Are you going to use these for “saw” logs? I know that birch is nice to split for fire wood, but don’t know how is is for construction wood. TomC
JO that reminds me of my old side-loader log trucks when I had my logging business when I was ateenager. We used a pto on the truck transmission to run a homemade winch made from a hub and spindle from a big truck and used the brakes as a clutch system. The winch would quickly wind a cable o n a spool that pulled arms like your little poles upward and threw the log into a rack on the truck. You ahd to know whe n to release the brake so the log would be throw into the rack properly. If you didn 't nhold it lo g enough the log would end up sideways on the load or who k nows where. If you held it a little too long it would throw it all the way over the truck. Good times. Thanks for the memories. Thank God they are memories.
Thanks, guys.
Haha, I just edited the log size above. You were all polite enough not to mention I claimed the log to be 40"- 60" in diameter. Ha, that was cm of course
Jeff, my father welded that trailer in the early 70s. It’s been at work ever since. You just need a constant supply of used 12" car tires.
Tom, I could saw those logs but not much demand. 90% of constructional lumber here is spruce. Pine for interior, porch floor decking and simular. However I have sawn birch and you get excellent sturdy boards. Hard and heavy though. Very good for furniture.
Billy, that’s why I like to keep things small scale. When scaling up with a lot of heavy equipment comes maintenace and other worries that rob you of the fun. Expences for example. I don’t like them
Here it will be 11.60/hr starting next month.
So that would only buy about 10.3 litres of milk (about 2.75 US gallons) on an hours work in Ontario.
But you could buy over 7 gallons for an hours work in Alabama!
Geez . . . I look-a-way for few days and you guys are quibbling about milk!?
It is simple.
We humans are omnivorous. Just like the other worldwide adaptable critters.

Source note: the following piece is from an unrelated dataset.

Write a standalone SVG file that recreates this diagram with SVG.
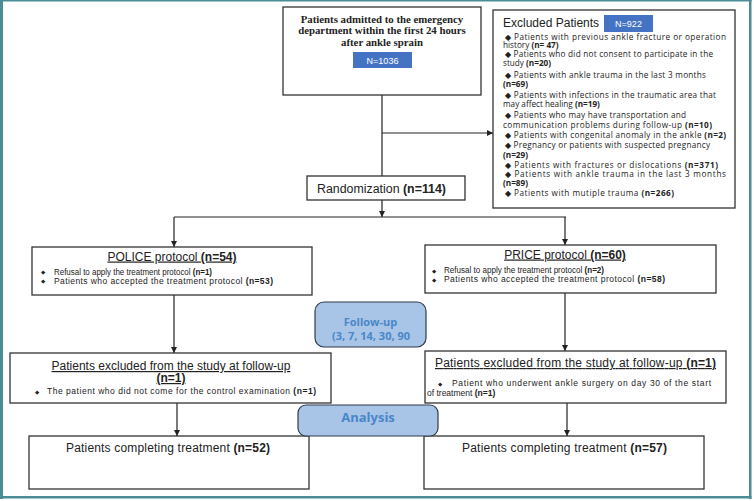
<svg xmlns="http://www.w3.org/2000/svg" width="754" height="501" viewBox="0 0 754 501">
<style>
.box{fill:#fff;stroke:#333;stroke-width:1.3}
.rbox{fill:#a8c4e6;stroke:#2f3d4c;stroke-width:1.2}
.con{stroke:#222;stroke-width:1.2;fill:none}
.ser{font-family:"Liberation Serif",serif;font-weight:bold;font-size:10.8px;fill:#222}
.sans{font-family:"Liberation Sans",Arial,sans-serif;fill:#222}
.t12{font-size:12px}
.t8{font-size:8.5px}
.dia{font-family:"DejaVu Sans",sans-serif;font-size:5.5px;fill:#222}
.ex{font-family:"Open Sans","Liberation Sans",sans-serif;font-size:8.2px;fill:#222}
.b{font-weight:bold}
.nbox{fill:#4573c4}
.ntxt{font-family:"Liberation Sans Narrow","Liberation Sans",sans-serif;font-size:9px;fill:#fff}
.blue{font-family:"Open Sans","Liberation Sans",sans-serif;font-weight:bold;fill:#4a87c9}
</style>
<defs>
<marker id="arr" viewBox="0 0 10 10" refX="10" refY="5" markerWidth="6" markerHeight="6" orient="auto" markerUnits="userSpaceOnUse">
<path d="M0,0 L10,5 L0,10 z" fill="#222"/>
</marker>
</defs>
<rect x="0" y="0" width="754" height="501" fill="#fff"/>
<g id="frame">
<rect x="0" y="0" width="3" height="499" fill="#4b8c95"/>
<rect x="0" y="0" width="751.5" height="1.5" fill="#4b8c95"/>
<rect x="749" y="0" width="2.5" height="499" fill="#4b8c95"/>
<rect x="0" y="496" width="751.5" height="2.5" fill="#4b8c95"/>
</g>
<g id="connectors">
<line class="con" x1="382" y1="95" x2="382" y2="176"/>
<line class="con" x1="382" y1="133" x2="493" y2="133" marker-end="url(#arr)"/>
<line class="con" x1="382" y1="200" x2="382" y2="217" marker-end="url(#arr)"/>
<line class="con" x1="174" y1="217" x2="566" y2="217"/>
<line class="con" x1="174" y1="217" x2="174" y2="247" marker-end="url(#arr)"/>
<line class="con" x1="565" y1="217" x2="565" y2="245" marker-end="url(#arr)"/>
<line class="con" x1="174" y1="295" x2="174" y2="353" marker-end="url(#arr)"/>
<line class="con" x1="565" y1="293" x2="565" y2="351" marker-end="url(#arr)"/>
<line class="con" x1="177" y1="403" x2="177" y2="436" marker-end="url(#arr)"/>
<line class="con" x1="567" y1="403" x2="567" y2="436" marker-end="url(#arr)"/>
</g>
<g id="admitted">
<rect class="box" x="283" y="7" width="198" height="88"/>
<text class="ser" x="382" y="23" text-anchor="middle">Patients admitted to the emergency</text>
<text class="ser" x="382" y="34" text-anchor="middle">department within the first 24 hours</text>
<text class="ser" x="382" y="45.5" text-anchor="middle">after ankle sprain</text>
<rect class="nbox" x="353" y="52" width="59" height="16"/>
<text class="ntxt" x="382.5" y="63.5" text-anchor="middle">N=1036</text>
</g>
<g id="excluded">
<rect class="box" x="493" y="10" width="242" height="198"/>
<text class="sans" x="503" y="27" font-size="12">Excluded Patients</text>
<rect class="nbox" x="604" y="15" width="49" height="17"/>
<text class="ntxt" x="628.5" y="27" text-anchor="middle">N=922</text>
<text class="ex" x="505" y="39.5" textLength="221" lengthAdjust="spacing">◆ Patients with previous ankle fracture or operation</text>
<text class="ex" x="503" y="47.5">history <tspan class="b">(n= 47)</tspan></text>
<text class="ex" x="505" y="56.5" textLength="208" lengthAdjust="spacing">◆ Patients who did not consent to participate in the</text>
<text class="ex" x="503" y="66">study <tspan class="b">(n=20)</tspan></text>
<text class="ex" x="505" y="77.5" textLength="201" lengthAdjust="spacing">◆ Patients with ankle trauma in the last 3 months</text>
<text class="ex b" x="503" y="87">(n=69)</text>
<text class="ex" x="505" y="97.5" textLength="211" lengthAdjust="spacing">◆ Patients with infections in the traumatic area that</text>
<text class="ex" x="503" y="107">may affect healing <tspan class="b">(n=19)</tspan></text>
<text class="ex" x="505" y="118" textLength="181" lengthAdjust="spacing">◆ Patients who may have transportation and</text>
<text class="ex" x="503" y="128" textLength="209" lengthAdjust="spacing">communication problems during follow-up <tspan class="b">(n=10)</tspan></text>
<text class="ex" x="505" y="138" textLength="221" lengthAdjust="spacing">◆ Patients with congenital anomaly in the ankle <tspan class="b">(n=2)</tspan></text>
<text class="ex" x="505" y="148" textLength="205" lengthAdjust="spacing">◆ Pregnancy or patients with suspected pregnancy</text>
<text class="ex b" x="503" y="157.5">(n=29)</text>
<text class="ex" x="505" y="167.5" textLength="213" lengthAdjust="spacing">◆  Patients with fractures or dislocations <tspan class="b">(n=371)</tspan></text>
<text class="ex" x="505" y="176.5" textLength="221" lengthAdjust="spacing">◆ Patients with ankle trauma in the last 3 months</text>
<text class="ex b" x="503" y="185.5">(n=89)</text>
<text class="ex" x="505" y="196" textLength="169" lengthAdjust="spacing">◆  Patients with mutiple trauma <tspan class="b">(n=266)</tspan></text>
</g>
<g id="randomization">
<rect class="box" x="307" y="176" width="158" height="24"/>
<text class="sans t12" x="317" y="193" textLength="129" lengthAdjust="spacingAndGlyphs">Randomization <tspan class="b">(n=114)</tspan></text>
</g>
<g id="police">
<rect class="box" x="32" y="247" width="280" height="48"/>
<text class="sans t12" x="172" y="260.5" text-anchor="middle" text-decoration="underline">POLICE protocol <tspan class="b">(n=54)</tspan></text>
<text class="dia" x="41" y="274">◆</text>
<text class="sans t8" x="54" y="274.5" textLength="158" lengthAdjust="spacingAndGlyphs">Refusal to apply the treatment protocol <tspan class="b">(n=1)</tspan></text>
<text class="dia" x="41" y="283">◆</text>
<text class="sans t8" x="54" y="283.5" textLength="219" lengthAdjust="spacing">Patients who accepted the treatment protocol <tspan class="b">(n=53)</tspan></text>
</g>
<g id="price">
<rect class="box" x="425" y="245" width="291" height="48"/>
<text class="sans t12" x="565" y="258.5" text-anchor="middle" text-decoration="underline">PRICE protocol <tspan class="b">(n=60)</tspan></text>
<text class="dia" x="432" y="272.5">◆</text>
<text class="sans t8" x="444" y="273" textLength="160" lengthAdjust="spacingAndGlyphs">Refusal to apply the treatment protocol <tspan class="b">(n=2)</tspan></text>
<text class="dia" x="432" y="281.5">◆</text>
<text class="sans t8" x="444" y="282" textLength="221" lengthAdjust="spacing">Patients who accepted the treatment protocol <tspan class="b">(n=58)</tspan></text>
</g>
<g id="followup">
<rect class="rbox" x="315" y="302" width="111" height="45" rx="9" ry="9"/>
<text class="blue" x="370.5" y="326" font-size="11" text-anchor="middle">Follow-up</text>
<text class="blue" x="371" y="340" font-size="11" text-anchor="middle">(3, 7, 14, 30, 90</text>
</g>
<g id="excluded-left">
<rect class="box" x="10" y="353" width="321" height="50"/>
<text class="sans t12" x="171" y="370" text-anchor="middle" text-decoration="underline">Patients excluded from the study at follow-up</text>
<text class="sans t12 b" x="171" y="382" text-anchor="middle" text-decoration="underline">(n=1)</text>
<text class="dia" x="35" y="393.5">◆</text>
<text class="sans t8" x="47" y="394" textLength="269" lengthAdjust="spacing">The patient who did not come for the control examination <tspan class="b">(n=1)</tspan></text>
</g>
<g id="excluded-right">
<rect class="box" x="425" y="351" width="301" height="52"/>
<text class="sans t12" x="435" y="367" textLength="281" lengthAdjust="spacing" text-decoration="underline">Patients excluded from the study at follow-up <tspan class="b">(n=1)</tspan></text>
<text class="dia" x="438" y="385.5">◆</text>
<text class="sans t8" x="452" y="386" textLength="259" lengthAdjust="spacing">Patient who underwent ankle surgery on day 30 of the start</text>
<text class="sans t8" x="427" y="396">of treatment <tspan class="b">(n=1)</tspan></text>
</g>
<g id="final-left">
<rect class="box" x="29" y="436" width="280" height="53"/>
<text class="sans t12" x="66" y="452" textLength="204" lengthAdjust="spacing">Patients completing treatment <tspan class="b">(n=52)</tspan></text>
</g>
<g id="final-right">
<rect class="box" x="424" y="436" width="280" height="53"/>
<text class="sans t12" x="462" y="452" textLength="205" lengthAdjust="spacing">Patients completing treatment <tspan class="b">(n=57)</tspan></text>
</g>
<g id="analysis">
<rect class="rbox" x="298" y="405" width="140" height="31" rx="8" ry="8"/>
<text class="blue" x="368" y="422" font-size="13" text-anchor="middle">Analysis</text>
</g>
</svg>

This as species give us the ability to eat damn near anything to keep our species, reproducing forward, trundling on. Other non-omnivorous species use multiple births to get a going forward to reproduction survival rate.
Species survival is not about individual survival; or any one individual thriving.
Those who voluntary chose to limit their options by “organic-insisting”, vegan or vegetarian insisting; push come to shove will not be going forward. Self-correcting affectation. Those with also assumed religious foods restrictions in needs-must situations have shown to choose to die. Or, adapt and live. Moving forward. Again it self-corrects.
Those with true food-groups sensitivities need to fight, fight as much as possible out of those. Bread yeasts give me gas and diarrhea! Whadda’ I do? Eat a little anyhow to keep introducing the yeast-trigger to my systems to eventually desensitize to them. Quit, freaking out, over reacting, body!
Far too much anymore in our modern cultures we cater to Identity-Uniqunesses. Identity self-grouping.
This is contrary-survival. Exact opposite of balance and stability we should all be working towards.
I refuse to buy into a vehicle that would ONLY run on the Premium grade of gasoline. Be ONLY usable at a special Grid-plug-in charging station.
My body is the same. YOU WILL eat anything, as I can provide. Including GMO salty milar-bagged chips if that is all that is available. Here is more water to quick purge out the too-much salts.
If you allow your self to be bugged by super special filtered/buffered water “needs” Only . . . you will weaken and die sooner than me. It is the psychological component that will sap your thriving far before an actual physical element. If you think it is BAD, your body will respond believing you.